Unsupervised learning is appealing from the point of view of objectivity, but cannot be performed entirely without making certain choices, and requires subsequent interpretation. The number of clusters is a trade-off between not being overwhelmed by multitudes of clusters with small sizes that cannot be interpreted, and very few clusters inherently containing little discriminant information. The identification of six clusters of TBI patients was supported by both the maximal and stable reproducibility represented by a CSI of 80%, as well as a suggestion of clinical relevance. Most clusters were relatively stable across different random initializations of the clustering, with the exception of cluster B and C, both representing patients with intermediate GCS, Fig. 4. By nature, more extreme patient characteristics and their corresponding clusters tend to be more stable while the intermediate level characteristics and clusters are less stable. Most patients were clearly assigned to a stable cluster, as seen in, Additional file 1: Fig. S2. It is unrealistic to expect perfectly stable cluster assignment in heterogenous real world data with any method, particularly with random assignment to initial clusters. We believe our evaluation of model robustness to be an important and generalisable strength of our work.

In this study we are naturally limited by the variables collected. These represent nevertheless the compound experience and knowledge of a large cohort of leading TBI researchers and clinicians during the planning of the study. However, additional variables such as future biomarkers and genetic profiles may be needed to sufficiently describe patient heterogeneity in TBI. Furthermore, despite that the object of clustering is to identify reproducible compound and complex patterns, it does not weigh variables toward severity as would for example an experienced clinician and represents a general limitation of unsupervised leaning.
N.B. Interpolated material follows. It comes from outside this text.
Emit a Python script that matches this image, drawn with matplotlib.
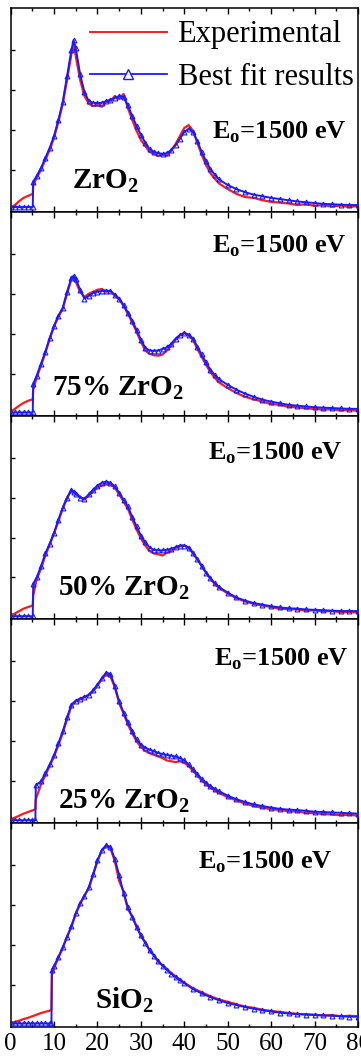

The aim of this study was not primarily to create clusters of TBI patients toward outcome prediction, but to identify clinically relevant and distinct endotypes of patients, which could potentially infer personalization of future treatment strategies. Current TBI therapy is based on limited high-level evidence, leading to between-centre treatment variability beyond that of case mix [7, 9, 33]. Further discrimination of patient heterogeneity has been identified as necessary to further the field [7, 9]. Prediction of both mortality and functional outcome using the IMPACT extended model was significantly improved by adding cluster labels. That the metabolic cluster profiles identified in this study are significantly associated with outcome, despite an unsupervised clustering method (not including outcome), supports a biological underpinning and motivates further investigation. A natural progression will be to investigate if the clusters described in this study exhibit a different temporal trajectories in the ICU or, in analogy with work within the field of ARDS [14] respond differently to treatments in earlier RCTs.

Conclusions

While GCS is a strong predictor of TBI outcome, an admission metabolic profile incorporating hypothermia, lactatemia, blood glucose, SpO2, PaCO2, pH, base excess and creatinine allows for a more holistic description of patients with TBI who require ICU care. Synthesis of these data using an unsupervised clustering method reveals six distinct and stable subgroups of TBI patients. Although not a key objective of the analysis, we found that clusters contain information that can provide a significantly better explanation of outcome beyond that provided by variables used in current outcome prediction models. The addition of biomarkers and genetics may improve this endotypic classification further. Future studies should address replication and validation of this approach, but our work provides an important starting point from which to devise and prospectively investigate therapeutic strategies individualised to more biologically relevant groups or TBI patients.